The early-voting accuracy is supported by a heavy turnout. Early voters made up 61 percent of the total votes cast in Guilford County, and accounted for 42 percent of total registered voters, so it's no surprise that those ballots cast between Oct. 16 and Nov. 1 had a massive impact.

Or that those ballots broke heavily Democratic.

The only Republican who won in Guilford County Tuesday was Howard Coble, whose district includes the southern, more rural parts of the county.

"Democrats have historically concentrated on getting their folks to vote before Election Day," said Johnnie McClean, deputy director of the State Board of Elections. "And I think the concentrated effort they made this year would appear to be visible in the election results."

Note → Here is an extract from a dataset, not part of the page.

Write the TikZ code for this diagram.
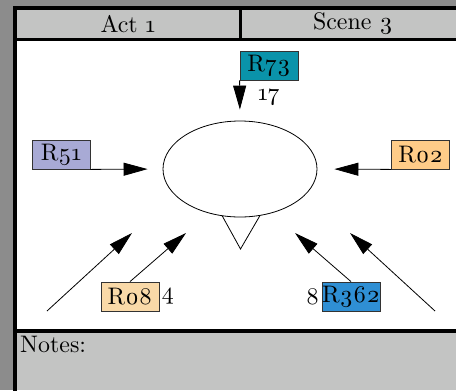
\documentclass[tikz,border=0pt]{standalone}
\usepackage{fontspec}
\setmainfont{lmroman10-regular.otf}[Numbers=OldStyle]
\usepackage{tikz}
\usetikzlibrary{shapes.geometric}
\usetikzlibrary{arrows,arrows.meta}
\usetikzlibrary{positioning}
\definecolor{outer}{HTML}{8C8C8C}
\definecolor{band}{HTML}{C3C4C3}
\definecolor{teal73}{HTML}{0A93AA}
\definecolor{lav51}{HTML}{A8AAD5}
\definecolor{org02}{HTML}{FFCC88}
\definecolor{sand08}{HTML}{F9D9A8}
\definecolor{blue362}{HTML}{2F8FD4}

\begin{document}
\begin{tikzpicture}[x=1bp,y=-1bp,font=\fontsize{24}{28}\selectfont,
		rbox/.style={draw=black!80,minimum width=58bp,minimum height=29bp,inner sep=0pt,line width=0.8bp},
		arr/.style={line width=0.8bp,arrows={-Triangle[length=24bp,width=13bp]}}]
		\useasboundingbox (0,0) rectangle (456,390);
		%画框和页眉页脚
		\fill[outer] (0,0) rectangle (456,390);
		\fill[white] (15,8) rectangle (470,390);
		\fill[band] (15,8) rectangle (470,39.5);
		\fill[band] (15,331) rectangle (470,390);
		\draw[line width=4bp] (14.8,400) |- (470,8);
		\draw[line width=3bp] (15,39.5) -- (470,39.5);
		\draw[line width=3bp] (240,8) -- (240,39.5);
		\draw[line width=4bp] (15,331) -- (470,331);
		\node (act) at (128,24) {Act 1};
		\node (scene) at (353,24) {Scene 3};
		\node (notes) [anchor=base west,inner sep=0pt] at (20,352.5) {Notes:};
		
		%定义具体形状
		\draw[fill=white,line width=0.8bp] (222,215.5) -- (240.5,249) -- (260,215.5) -- cycle;
		\node (hub) [draw,ellipse,fill=white,line width=0.8bp,minimum width=154bp,minimum height=96bp,inner sep=0pt] at (240,169) {};
		\node (R73) [rbox,fill=teal73] at (269,65.5) {R73};
		\node (R51) [rbox,fill=lav51] at (61,154.5) {R51};
		\node (R02) [rbox,fill=org02] at (420.5,154.5) {R02};
		\node (R08) [rbox,fill=sand08] at (130,296.5) {R08};
		\node (R362) [rbox,fill=blue362] at (351,296.5) {R362};
		\node (n17) at (269,97) {17};
		\node (n4) [right=2bp of R08,inner sep=0pt] {4};
		\node (n8) [left=2bp of R362,inner sep=0pt] {8};
		\coordinate (ll) at (47,311);
		\coordinate (llt) at (132,233);
		\coordinate (lrt) at (186,233);
		\coordinate (rlt) at (295,233);
		\coordinate (rr) at (435,311);
		\coordinate (rrt) at (350,233);
		
		%连接具体形状
		\draw[arr,shorten >=11bp] (R73.south west) -- (hub.north);
		\draw[arr,shorten >=15bp] (R51.south east) -- (hub.west);
		\draw[arr,shorten >=17bp] (R02.south west) -- (hub.east);
		\draw[arr] (ll) -- (llt);
		\draw[arr] (R08.north) -- (lrt);
		\draw[arr] (R362.north) -- (rlt);
		\draw[arr] (rr) -- (rrt);
	\end{tikzpicture}
\end{document}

A Democratic emphasis on straight-ticket voting, tantamount to their early-vote message, heavily tipped the scales in the party's favor here. More than 242,000 voted here, and 91,566 of those were straight-ticket Democrats.

Of course, it must be mentioned that Guilford County leans Democratic in its registrations anyway. There are roughly 176,000 registered Democrats, compared to about 103,000 Republicans.

But what do those early voting results mean for the future? Tough to say.

"It's something that's relatively new," said Hunter Bacot, director of the Elon University Poll, said about early voting. "It's not been studied much, and it's a little bit more difficult to study."

The big early-voting totals could have come from a large number of tight races in North Carolina.

"Anytime you have a highly contested, salient race in the state, you see those numbers tick up. And you look at turnout in North Carolina, it is very good," Bacot said.

What most know as early voting is actually a variation on absentee voting made possible through a change in North Carolina law from 2000 that said voters didn't need an excuse to ask for an absentee ballot. Counties across the state took that opportunity to open the polls earlier and longer.

For Guilford, 2008 was its biggest early-voting year. In 2000, the county had about 35,000 early voters. That pretty much doubled in the next presidential election in 2004 and then roughly doubled again this year.

But that early vote total appears unlikely to double again.

If the percentage of early voters doubled again, it would be greater than 80 percent, a figure that some elections experts predicted the county might reach this year.

The county's record turnout for all voters, 68 percent, was hit but not broken Tuesday.

Rain showers might have kept some people home this year.

"In all honesty, I thought we'd be in the 70s," Bacot said.